Admittedly, the videos did make one feel the lecturer was speaking directly to the learner. When might we have the experience of being spoken to by James Paul Gee? The video also allowed the learner to relax away from the concentration of ‘What is important?’ and ‘What do I have to write down?’ into, ‘Let me pay full attention’ and ‘I can look at this again as I realize what I didn’t remember or understand.’ Following the videos, the assignment was to find and play a game and reflect upon questions like “How does the game structure the player’s learning?” and “How does the game maintain engagement yet manage complexity?” (Yikes!). Further, participants were asked to either make a video and post it with reflections on the experience, or write a short paragraph about it. Then, review other posts and give five thumbs up and five thumbs down on others’ reviews. Questions could be posted in the forum and hope for help from others in the course. Now get this....reportedly about 35,000 are enrolled in the course.

Here began the real challenge for one who never played a game before. Searching for a game simple enough to play became overwhelming. MMORPG’s (massively multiplayer online role-playing game) were out of the question! Too complicated for beginners. And, the assignment was to play for ½ an hour...MMORPG’s would take too long to learn. Posting on the forum yielded quick and helpful responses, which were a great relief. It was decided a single player game was in order. What a relief to find out that ‘Plants vs. Zombies’ or ‘Angry Birds’ would fit the assignment! A concern about the feedback began to arise. Would there be thumbs up or down on the post? Clearly, the post was one of a novice. Who would be interested? Surprisingly, helpers were. Helpful advice accompanied thumbs ups.

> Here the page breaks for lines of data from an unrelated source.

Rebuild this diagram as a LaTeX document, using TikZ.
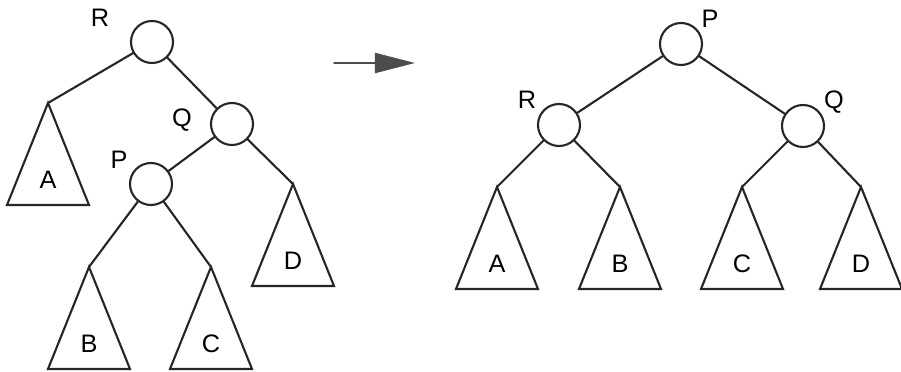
\documentclass[tikz,border=0pt]{standalone}
\usepackage{fontspec}
\setmainfont{Liberation Sans}
\usetikzlibrary{arrows.meta}

\begin{document}
\begin{tikzpicture}[x=0.025cm, y=-0.025cm, line cap=round,
    linea/.style={line width=1.5pt, black!85},
    nudo/.style={circle, draw=black!85, line width=1.5pt, minimum size=1.05cm, inner sep=0pt},
    letra/.style={font=\fontsize{18}{21}\selectfont, inner sep=1pt}]
    \useasboundingbox (0,0) rectangle (901,372);
    % --- arbol antes de la rotacion
    \node[nudo] (iR) at (152,42)  {};
    \node[nudo] (iQ) at (232,124) {};
    \node[nudo] (iP) at (151,184) {};
    \node[letra] (iRtxt) at (100,18)  {R};
    \node[letra] (iQtxt) at (182,120) {Q};
    \node[letra] (iPtxt) at (119,160) {P};
    % --- arbol despues de la rotacion
    \node[nudo] (dP) at (681,44)  {};
    \node[nudo] (dR) at (559,125) {};
    \node[nudo] (dQ) at (803,126) {};
    \node[letra] (dPtxt) at (710,19)  {P};
    \node[letra] (dRtxt) at (527,100) {R};
    \node[letra] (dQtxt) at (834,102) {Q};
    % --- subarboles: un triangulo colgado de su vertice
    \foreach \nm/\x/\y/\txt in {iA/48/103/A, iB/89/267/B, iC/211/267/C, iD/293/184/D,
                                dA/497/187/A, dB/620/187/B, dC/742/187/C, dD/861/187/D} {
      \coordinate (\nm) at (\x,\y);
      \draw[linea, line join=miter] (\nm) -- ++(-41,102) -- ++(82,0) -- cycle;
      \node[letra] (\nm txt) at (\x,{\y+77}) {\txt};
    }
    % --- aristas
    \draw[linea] (iR) -- (iA);
    \draw[linea] (iR) -- (iQ);
    \draw[linea] (iQ) -- (iP);
    \draw[linea] (iQ) -- (iD);
    \draw[linea] (iP) -- (iB);
    \draw[linea] (iP) -- (iC);
    \draw[linea] (dP) -- (dR);
    \draw[linea] (dP) -- (dQ);
    \draw[linea] (dR) -- (dA);
    \draw[linea] (dR) -- (dB);
    \draw[linea] (dQ) -- (dC);
    \draw[linea] (dQ) -- (dD);
    % --- flecha entre los dos arboles
    \coordinate (fIni) at (334,63);
    \coordinate (fFin) at (415,63);
    \draw[-{Triangle[length=1cm, width=0.5cm]}, line width=1.4pt, black!70]
         (fIni) -- (fFin);
\end{tikzpicture}
\end{document}
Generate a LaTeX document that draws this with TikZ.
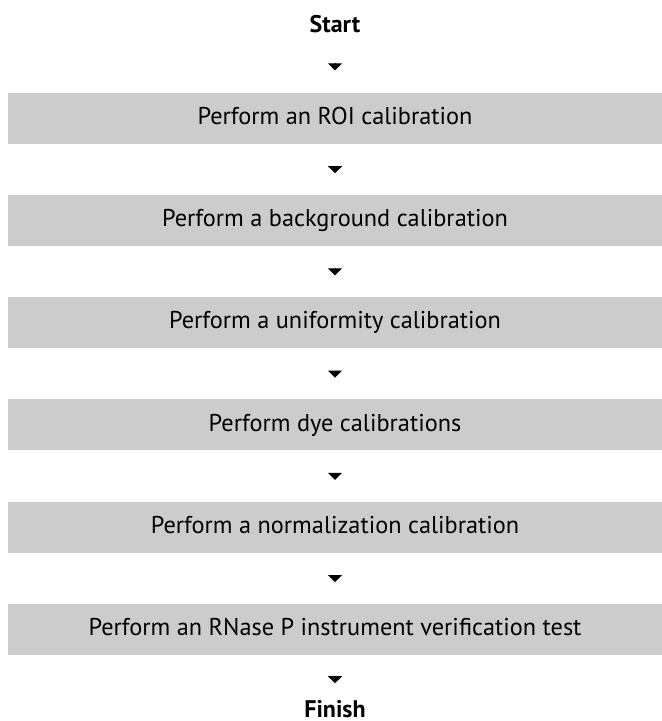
\documentclass[tikz,border=0pt]{standalone}
\usepackage{fontspec}
\setmainfont{PT Sans}
\usetikzlibrary{positioning}
\usetikzlibrary{arrows.meta}
\definecolor{stepgray}{HTML}{CCCCCC}

\begin{document}
\begin{tikzpicture}[
    font=\fontsize{12.15}{14}\selectfont,
    stepbox/.style={
        fill=stepgray,
        minimum width=327pt,
        minimum height=25.5pt,
        inner sep=0pt,
        text height=8.4pt,
        text depth=2.2pt,
    },
    ends/.style={
        font=\fontsize{12}{14}\selectfont\bfseries,
        inner sep=0pt,
        text depth=0pt,
    },
    flow/.style 2 args={
        -{Triangle[width=7pt,length=3.5pt]},
        shorten <=#1,
        shorten >=#2
    }
]
\useasboundingbox (0,0) rectangle (331pt,-360.5pt);

\node[ends, anchor=base] (start) at (167.5pt,-16.5pt) {Start};

\node[stepbox, below=29.5pt of start] (roi) {Perform an ROI calibration};
\node[stepbox, below=25.2pt of roi] (background) {Perform a background calibration};
\node[stepbox, below=25.2pt of background] (uniformity) {Perform a uniformity calibration};
\node[stepbox, below=25.2pt of uniformity] (dye) {Perform dye calibrations};
\node[stepbox, below=25.2pt of dye] (normalization) {Perform a normalization calibration};
\node[stepbox, below=25.2pt of normalization] (rnase) {Perform an RNase P instrument verification test};

\node[ends, text height=8.5pt, below=22.5pt of rnase] (finish) {Finish};

\draw[flow={15pt}{11pt}] (start) -- (roi);
\draw[flow={11pt}{10.7pt}] (roi) -- (background);
\draw[flow={11pt}{10.7pt}] (background) -- (uniformity);
\draw[flow={11pt}{10.7pt}] (uniformity) -- (dye);
\draw[flow={11pt}{10.7pt}] (dye) -- (normalization);
\draw[flow={11pt}{10.7pt}] (normalization) -- (rnase);
\draw[flow={10.5pt}{8.5pt}] (rnase) -- (finish);
\end{tikzpicture}
\end{document}
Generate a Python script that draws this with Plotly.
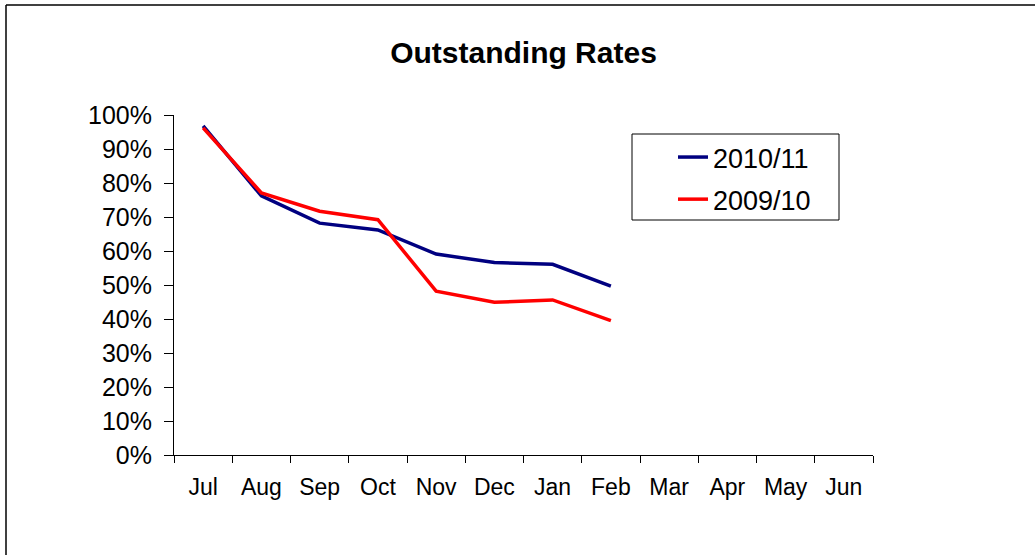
import plotly.graph_objects as go

months = ["Jul", "Aug", "Sep", "Oct", "Nov", "Dec", "Jan", "Feb", "Mar", "Apr", "May", "Jun"]
s2010_11 = [0.968, 0.762, 0.682, 0.662, 0.591, 0.566, 0.561, 0.497]
s2009_10 = [0.962, 0.771, 0.717, 0.692, 0.482, 0.449, 0.456, 0.395]

W, H = 1035, 555
L, R, T, B = 174, 162, 115, 100
pw, ph = W - L - R, H - T - B


def px_x(v):
    return (v - L) / pw


def px_y(v):
    return (H - B - v) / ph


fig = go.Figure()
fig.add_trace(go.Scatter(x=months[:len(s2010_11)], y=s2010_11, mode="lines", name="2010/11",
                         legendgroup="a", line=dict(color="#000080", width=3.5)))
fig.add_trace(go.Scatter(x=months[:len(s2009_10)], y=s2009_10, mode="lines", name="2009/10",
                         legendgroup="b", line=dict(color="#FF0000", width=3.5)))

fig.update_layout(
    width=W, height=H,
    margin=dict(l=L, r=R, t=T, b=B),
    paper_bgcolor="white", plot_bgcolor="white",
    font=dict(family="Liberation Sans, Arial, sans-serif", color="black", size=23),
    title=dict(text="<b>Outstanding Rates</b>", x=0.5, xanchor="center", xref="paper",
               y=1 - 52 / H, yanchor="middle", font=dict(size=30)),
    showlegend=True,
    legend=dict(x=px_x(673), y=px_y(133), xanchor="left", yanchor="top",
                borderwidth=0, bgcolor="rgba(0,0,0,0)",
                font=dict(size=27), tracegroupgap=4),
    xaxis=dict(type="category", categoryorder="array", categoryarray=months,
               range=[-0.5, 11.5], tickmode="array", tickvals=months,
               tickson="boundaries", ticks="outside", ticklen=7, tickcolor="black",
               showline=True, linecolor="black", linewidth=1, showgrid=False,
               zeroline=False, ticklabelstandoff=11, fixedrange=True),
    yaxis=dict(range=[0, 1], dtick=0.1, tickformat=".0%", ticks="outside", ticklen=9,
               tickcolor="black", showline=True, linecolor="black", linewidth=1,
               showgrid=False, zeroline=False, ticklabelstandoff=7,
               tickfont=dict(size=25), fixedrange=True),
    shapes=[
        dict(type="line", xref="paper", yref="paper",
             x0=px_x(6), x1=px_x(W + 5), y0=px_y(5), y1=px_y(5),
             line=dict(color="black", width=1.5)),
        dict(type="line", xref="paper", yref="paper",
             x0=px_x(6), x1=px_x(6), y0=px_y(5), y1=px_y(H + 5),
             line=dict(color="black", width=1.5)),
        dict(type="rect", xref="paper", yref="paper",
             x0=px_x(632), x1=px_x(839), y0=px_y(134), y1=px_y(220),
             line=dict(color="black", width=1), fillcolor="white", layer="above"),
    ],
)

fig.write_html("out.html", config={"displayModeBar": False})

What does this have to do with leadership? Everything. Leaders must be learners. This MOOC is structured around the best teaching and learning. The information needed to set the stage for the learning in this first week’s assignment was given, not one time and the bell rings...but it stays there for reference if needed. The information was shared in bite sizes, so the novice could absorb it and the expert could consider it for depth and breadth of perspective. The learner has the opportunity to get help from peers who may know more than they, in a low stakes environment in which everyone is held to a similar standard of behavior. The experience appeared to hold the learner’s behavior in check. There would be no bullying here because all communication is open to all members of the course. Interesting. The learner was immediately placed in charge of his or her own learning experience while being offered the information as well as peer support all along the way.

The MOOC provides information, invites participation, invokes curiosity, and encourages learning. Surely, there are students who have those capacities without needing partial anonymity or the distance provided by being online, but others will benefit greatly from this environment. Steinkuehler studies the impact of online learning on the most disengaged students. However, it also shows promise for those advanced in the topic.

This MOOC mirrors all of our classrooms. We all have classrooms in which students bring a variety of skills and abilities. What we do not have is a well-developed system to meet the needs of each and every student, the capacity for advanced study as well as basic information simultaneously. If students need help, they need to be with the teacher, or a tutor. Do we have enough? We have few options to engage learners without creating an expert/novice relationship. The MOOC, so far, is revealing its capacity to engage learners in a different way. The dynamics are more fluid and less assigned to role than to involvement. Everyone is learning and sharing. There is no shame in being a novice. Respect and appreciation is extended to those who offer help. Although the course is about gaming and learning, it is offering an experience about online learning that is significant.

This mode of learning invites the learner into the learning as opposed to being the passive recipient of the learning. That shift alone changes the entire experience of learning. If we, as leaders, encourage the development of these learning experiences for our students without having had the experience ourselves, we will have little or no credibility. Teaching and learning is changing around us. We are looking inward at classrooms and Common Core Standards. Outside, walls are falling down.

The resources are already there. We have the technology; we have resources such as Khan Academy and hundreds, or maybe thousands of others. Online learning does not have to be in a MOOC. For us, they can be closed online experiences or blended with face-to-face learning. But MOOC’s are a good place for us to begin because, first and foremost, they are free. Secondly, they can be taken from renowned universities all across the country, ones that we might otherwise never have access to. Finally, we are leading 21stcentury schools that should somehow include online learning. As leaders of these 21st century schools, we have an obiligation to know what we are talking about.